Chris Pizzello—AP

Billie Eilish is a Grammy-winning artist who has made lowering the environmental footprint of her music a top priority. This includes not flying private and prioritizing plant-based food and renewable energy at her concerts. In 2022, she launched “Overheated,” a climate action event which convened for the second time in August 2023 in London, bringing together youth activists, musicians, and designers on panels discussing how to tackle the climate crisis.

What is the single most important action you think the public, or a specific company or government, needs to take in the next year to advance the climate agenda?

It’s hard to pinpoint the single most important thing, because it’s all connected and all equally as important but the destructive impact of animal agriculture has not been front and center in most climate conversations, and it should be.

There’s also plenty of room for change in my own industry, by changing the current systems (that make it almost impossible for artists not to create waste) from production of product, touring, to photo and video shoots, artists have huge platforms and a lot of influence but it’s just as important for us and our teams to be reducing our own impact in every aspect of our careers where we can. This past year, working with my team, and the nonprofit REVERB, for the Music Decarbonization Project which I am a co-founder of, I was able to utilize solar-charged intelligent batteries to power my set at Lollapalooza. The zero-emissions battery system reduced the use of highly-polluting diesel generators—an industry standard power option—to provide stage power. The music industry must immediately adopt solutions like this and others that can rapidly reduce and ultimately eliminate our reliance on fossil fuels. And that extends beyond the stage to every aspect of music, from producing physical platforms like records, to creating sustainable or upcycled merch, to all the supply chains that are utilized within the music industry. When an industry as big, visible, and culturally important as music leads on climate action, others will follow.

What sustainability effort do you hope will gain popularity with the general public this year, and why?
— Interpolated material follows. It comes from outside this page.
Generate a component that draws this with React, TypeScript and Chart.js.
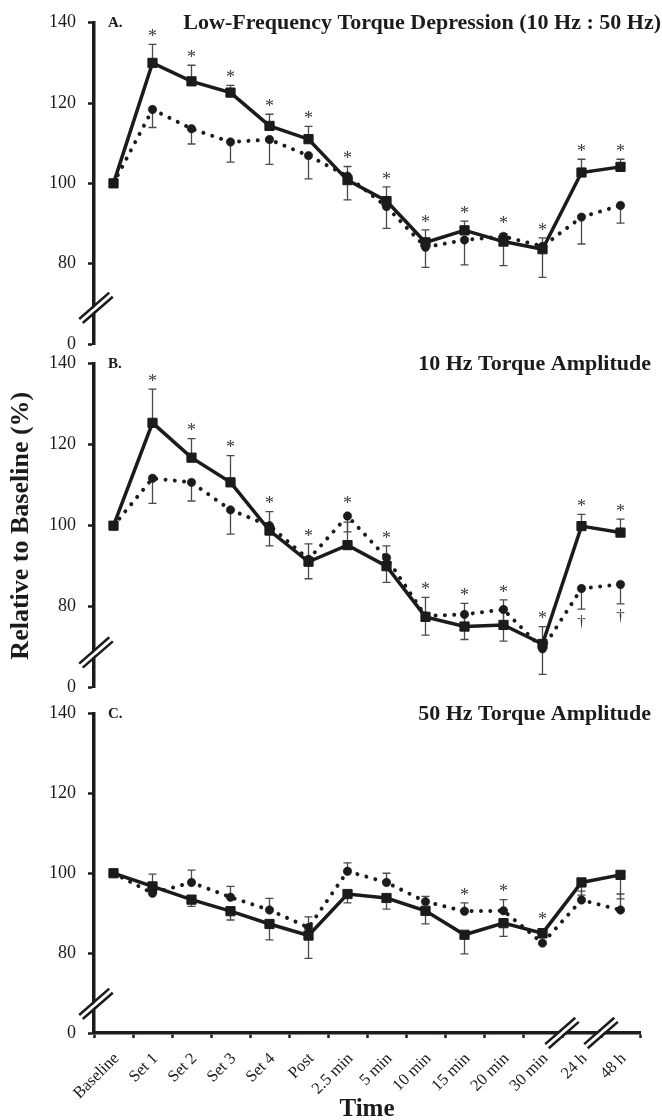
import React, { useEffect, useRef } from "react";
import { Chart, registerables } from "chart.js";

Chart.register(...registerables);

// ---------- data ----------
const categories = [
  "Baseline", "Set 1", "Set 2", "Set 3", "Set 4", "Post",
  "2.5 min", "5 min", "10 min", "15 min", "20 min", "30 min", "24 h", "48 h",
];
const yTickValues = [60, 80, 100, 120, 140];
const yTickLabels = ["0", "80", "100", "120", "140"];

// Panel A: Low-Frequency Torque Depression (10 Hz : 50 Hz)
const lftdSolid = [100, 130.0, 125.4, 122.6, 114.3, 111.0, 100.8, 95.6, 85.3, 88.3, 85.5, 83.6, 102.7, 104.1];
const lftdDotted = [100, 118.4, 113.6, 110.3, 110.9, 106.9, 101.8, 94.2, 84.1, 85.9, 86.8, 84.3, 91.6, 94.5];
const lftdSolidErr = [null, 134.6, 129.4, 124.4, 117.2, 114.2, 104.2, 99.1, 88.4, 90.6, 87.5, 86.4, 106.0, 106.0];
const lftdDottedErr = [null, 113.9, 109.8, 105.3, 104.7, 101.1, 95.9, 88.8, 79.1, 79.7, 79.5, 76.6, 84.9, 90.1];
const lftdStars = [0, 1, 1, 1, 1, 1, 1, 1, 1, 1, 1, 1, 1, 1];
const lftdDaggers = [0, 0, 0, 0, 0, 0, 0, 0, 0, 0, 0, 0, 0, 0];

// Panel B: 10 Hz Torque Amplitude
const tenSolid = [100, 125.4, 116.8, 110.7, 98.8, 91.1, 95.2, 90.0, 77.5, 75.1, 75.5, 70.8, 99.9, 98.3];
const tenDotted = [100, 111.7, 110.7, 103.9, 100.0, 91.7, 102.4, 92.1, 77.7, 78.1, 79.3, 69.6, 84.5, 85.5];
const tenSolidErr = [null, 133.7, 121.5, 117.3, 103.5, 95.5, 100.9, 95.0, 82.3, 80.8, 81.7, 75.1, 102.8, 101.6];
const tenDottedErr = [null, 105.5, 106.1, 97.9, 95.0, 86.9, 98.5, 86.0, 73.0, 71.9, 71.5, 63.3, 79.4, 80.7];
const tenStars = [0, 1, 1, 1, 1, 1, 1, 1, 1, 1, 1, 1, 1, 1];
const tenDaggers = [0, 0, 0, 0, 0, 0, 0, 0, 0, 0, 0, 0, 1, 1];

// Panel C: 50 Hz Torque Amplitude
const fiftySolid = [100, 96.7, 93.4, 90.5, 87.3, 84.4, 94.8, 93.8, 90.6, 84.6, 87.5, 85.0, 97.7, 99.6];
const fiftyDotted = [100, 95.0, 97.7, 94.0, 90.8, 86.4, 100.5, 97.7, 92.9, 90.5, 90.6, 82.5, 93.3, 90.8];
const fiftySolidErr = [null, 95.5, 91.7, 88.3, 83.3, 78.7, 92.6, 91.0, 87.3, 79.8, 84.2, 83.8, 94.5, 93.6];
const fiftyDottedErr = [null, 99.8, 100.8, 96.7, 93.7, 89.1, 102.6, 100.0, 94.2, 92.6, 93.4, 84.0, 95.5, 94.8];
const fiftyStars = [0, 0, 0, 0, 0, 0, 0, 0, 0, 1, 1, 1, 0, 0];
const fiftyDaggers = [0, 0, 0, 0, 0, 0, 0, 0, 0, 0, 0, 0, 0, 0];

// ---------- style ----------
const FONT = "'Liberation Serif', 'Times New Roman', Times, serif";
const INK = "#1c1a1b";
const ERR = "#4a4a4a";
const MARK = "#3a3a3a";

type Panel = {
  solid: number[];
  dotted: number[];
  solidErr: (number | null)[];
  dottedErr: (number | null)[];
  stars: number[];
  daggers: number[];
  letter: string;
  title: string;
  titleRight: number;
  yBreak: number;
  xBreaks: number[];
  showX: boolean;
  yTitle: boolean;
  top: number;
  height: number;
  padTop: number;
  padBottom: number;
};

const panels: Panel[] = [
  {
    solid: lftdSolid, dotted: lftdDotted, solidErr: lftdSolidErr, dottedErr: lftdDottedErr,
    stars: lftdStars, daggers: lftdDaggers, letter: "A.",
    title: "Low-Frequency Torque Depression (10 Hz : 50 Hz)", titleRight: 661,
    yBreak: 69, xBreaks: [], showX: false, yTitle: false,
    top: -3, height: 372, padTop: 25.7, padBottom: 25,
  },
  {
    solid: tenSolid, dotted: tenDotted, solidErr: tenSolidErr, dottedErr: tenDottedErr,
    stars: tenStars, daggers: tenDaggers, letter: "B.",
    title: "10 Hz Torque Amplitude", titleRight: 651,
    yBreak: 68.7, xBreaks: [], showX: false, yTitle: true,
    top: 338, height: 375, padTop: 25.7, padBottom: 25.3,
  },
  {
    solid: fiftySolid, dotted: fiftyDotted, solidErr: fiftySolidErr, dottedErr: fiftyDottedErr,
    stars: fiftyStars, daggers: fiftyDaggers, letter: "C.",
    title: "50 Hz Torque Amplitude", titleRight: 651,
    yBreak: 67.3, xBreaks: [11, 12], showX: true, yTitle: false,
    top: 688, height: 432, padTop: 25.5, padBottom: 0,
  },
];

function drawBreak(ctx: CanvasRenderingContext2D, cx: number, cy: number) {
  const ang = Math.atan2(28, 32);
  const ux = Math.cos(ang);
  const uy = -Math.sin(ang);
  const px = -uy;
  const py = ux;
  const half = 20;
  ctx.save();
  ctx.lineCap = "butt";
  ctx.strokeStyle = "#ffffff";
  ctx.lineWidth = 3;
  ctx.beginPath();
  ctx.moveTo(cx - ux * (half + 2), cy - uy * (half + 2));
  ctx.lineTo(cx + ux * (half + 2), cy + uy * (half + 2));
  ctx.stroke();
  ctx.strokeStyle = INK;
  ctx.lineWidth = 2.5;
  for (const s of [-1, 1]) {
    const ox = px * 2.7 * s;
    const oy = py * 2.7 * s;
    ctx.beginPath();
    ctx.moveTo(cx + ox - ux * half, cy + oy - uy * half);
    ctx.lineTo(cx + ox + ux * half, cy + oy + uy * half);
    ctx.stroke();
  }
  ctx.restore();
}

function makeDeco(p: Panel) {
  return {
    id: "deco",
    beforeDatasetsDraw(chart: any) {
      const { ctx } = chart;
      const xs = chart.scales.x;
      const ys = chart.scales.y;
      ctx.save();
      ctx.strokeStyle = ERR;
      ctx.lineWidth = 1.3;
      const series: [number[], (number | null)[]][] = [
        [p.solid, p.solidErr],
        [p.dotted, p.dottedErr],
      ];
      for (const [vals, errs] of series) {
        vals.forEach((v, i) => {
          const e = errs[i];
          if (e == null) return;
          const x = xs.getPixelForValue(i);
          const y0 = ys.getPixelForValue(v);
          const y1 = ys.getPixelForValue(e);
          ctx.beginPath();
          ctx.moveTo(x, y0);
          ctx.lineTo(x, y1);
          ctx.moveTo(x - 4, y1);
          ctx.lineTo(x + 4, y1);
          ctx.stroke();
        });
      }
      ctx.restore();
    },
    afterDraw(chart: any) {
      const { ctx, chartArea } = chart;
      const xs = chart.scales.x;
      const ys = chart.scales.y;
      ctx.save();
      // significance marks
      ctx.fillStyle = MARK;
      ctx.textAlign = "center";
      ctx.textBaseline = "middle";
      p.stars.forEach((f, i) => {
        if (!f) return;
        const cands = [
          ys.getPixelForValue(p.solid[i]) - 6,
          ys.getPixelForValue(p.dotted[i]) - 5,
        ];
        if (p.solidErr[i] != null) cands.push(ys.getPixelForValue(p.solidErr[i]));
        if (p.dottedErr[i] != null) cands.push(ys.getPixelForValue(p.dottedErr[i]));
        const top = Math.min(...cands);
        ctx.font = `18px ${FONT}`;
        ctx.fillText("*", xs.getPixelForValue(i), top - 7);
      });
      p.daggers.forEach((f, i) => {
        if (!f) return;
        const cands = [ys.getPixelForValue(p.dotted[i]) + 5];
        if (p.dottedErr[i] != null) cands.push(ys.getPixelForValue(p.dottedErr[i]));
        const bottom = Math.max(...cands);
        ctx.font = `17px ${FONT}`;
        ctx.fillText("\u2020", xs.getPixelForValue(i), bottom + 13);
      });
      // panel letter and title
      ctx.fillStyle = INK;
      ctx.textBaseline = "alphabetic";
      ctx.textAlign = "left";
      ctx.font = `bold 15px ${FONT}`;
      ctx.fillText(p.letter, 108, chartArea.top + 4);
      ctx.textAlign = "right";
      ctx.font = `bold 22px ${FONT}`;
      ctx.fillText(p.title, p.titleRight, chartArea.top + 6.5);
      ctx.restore();
      // axis breaks
      drawBreak(ctx, chartArea.left + 2, ys.getPixelForValue(p.yBreak));
      for (const b of p.xBreaks) {
        const bx = (xs.getPixelForValue(b) + xs.getPixelForValue(b + 1)) / 2;
        drawBreak(ctx, bx, chartArea.bottom);
      }
    },
  };
}

function PanelChart({ p }: { p: Panel }) {
  const ref = useRef<HTMLCanvasElement | null>(null);
  useEffect(() => {
    if (!ref.current) return;
    const chart = new Chart(ref.current, {
      type: "line",
      data: {
        labels: categories,
        datasets: [
          {
            data: p.solid,
            borderColor: INK,
            backgroundColor: INK,
            borderWidth: 3.5,
            tension: 0,
            pointStyle: "rect",
            pointRadius: 6.5,
            pointBorderWidth: 1,
            pointBackgroundColor: INK,
            pointBorderColor: INK,
          },
          {
            data: p.dotted,
            borderColor: INK,
            backgroundColor: INK,
            borderWidth: 4,
            borderDash: [0.01, 9.3],
            borderCapStyle: "round",
            tension: 0,
            pointStyle: "circle",
            pointRadius: 4.2,
            pointBorderWidth: 0.6,
            pointBackgroundColor: INK,
            pointBorderColor: INK,
          },
        ],
      },
      options: {
        responsive: false,
        animation: false,
        devicePixelRatio: 1,
        layout: { padding: { left: 0, right: 22, top: p.padTop, bottom: p.padBottom } },
        plugins: { legend: { display: false }, tooltip: { enabled: false }, title: { display: false } },
        scales: {
          x: {
            type: "category",
            offset: true,
            display: p.showX,
            grid: {
              offset: true, drawOnChartArea: false, drawTicks: true,
              tickLength: 5, tickWidth: 2.5, tickColor: INK, color: INK,
            },
            border: { display: true, color: INK, width: 3.5 },
            ticks: {
              autoSkip: false, minRotation: 45, maxRotation: 45,
              font: { family: FONT, size: 16.5 }, color: INK, padding: 11, labelOffset: 3,
            },
            title: {
              display: true, text: "Time", color: INK,
              font: { family: FONT, size: 25, weight: "bold", lineHeight: 1 },
              padding: { top: 0, bottom: -2 },
            },
            afterFit: (s: any) => { s.height = p.showX ? 87 : 0; },
          },
          y: {
            min: 60,
            max: 140,
            afterBuildTicks: (s: any) => { s.ticks = yTickValues.map((v) => ({ value: v })); },
            ticks: {
              callback: (v: any) => {
                const k = yTickValues.indexOf(Number(v));
                return k >= 0 ? yTickLabels[k] : "";
              },
              font: { family: FONT, size: 18 }, color: INK, padding: 12,
            },
            grid: {
              drawOnChartArea: false, drawTicks: true, tickLength: 6,
              tickWidth: 2.5, tickColor: INK, color: INK,
            },
            border: { display: true, color: INK, width: 3.5 },
            title: {
              display: p.yTitle, text: "Relative to Baseline (%)", color: INK,
              font: { family: FONT, size: 26, weight: "bold", lineHeight: 1 },
              padding: { top: 8, bottom: 0 },
            },
            afterFit: (s: any) => { s.width = 94; },
          },
        },
      } as any,
      plugins: [makeDeco(p) as any],
    });
    return () => chart.destroy();
  }, [p]);
  return (
    <canvas
      ref={ref}
      width={662}
      height={p.height}
      style={{ position: "absolute", left: 0, top: p.top, width: 662, height: p.height }}
    />
  );
}

export default function App() {
  return (
    <div style={{ position: "absolute", left: 0, top: 0, width: 662, height: 1120, background: "#ffffff", overflow: "hidden" }}>
      {panels.map((p, i) => (
        <PanelChart key={i} p={p} />
      ))}
    </div>
  );
}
Eating a plant based diet. Animal agriculture is one of the largest contributors to climate change, destruction of our oceans and loss of biodiversity and yet it is not talked about enough in climate conversations. One of the most impactful things an individual can do to reduce their impact on the environment is switch to a plant-based diet. Prioritizing plant-based over animal-based food products drives down greenhouse gas emissions related to raising livestock, reduces deforestation, and drastically cuts down the drain on natural resources needed to produce food. On my last world tour, we provided over 24,000 plant-based meals for our touring crew and also worked with venues to ensure plant-based options were available to fans. By making that shift, we estimate to have saved 8.8 million gallons of water, 240,000 square feet of forested land, 123 tonnes of CO2e, and over 8,000 animals. I know that not everyone can or will switch to a completely plant-based diet, but even incrementally reducing consumption of animal-derived food can have huge impacts on our planet. According to an NRDC study, if every person in the U.S. ate just ¼ lbs. less beef each week, it would be like removing 10 million cars from the road each year.

Where should climate activism go in the next year?

It’s important that we don’t separate “activists” from all who care about climate change and help make everyone feel that their actions matter, because they really do. We have to overcome apathy and hopelessness. At the same time, because it is an election year in the U.S., we have to focus on getting people to vote for candidates who make climate change their highest priority. That can make real change.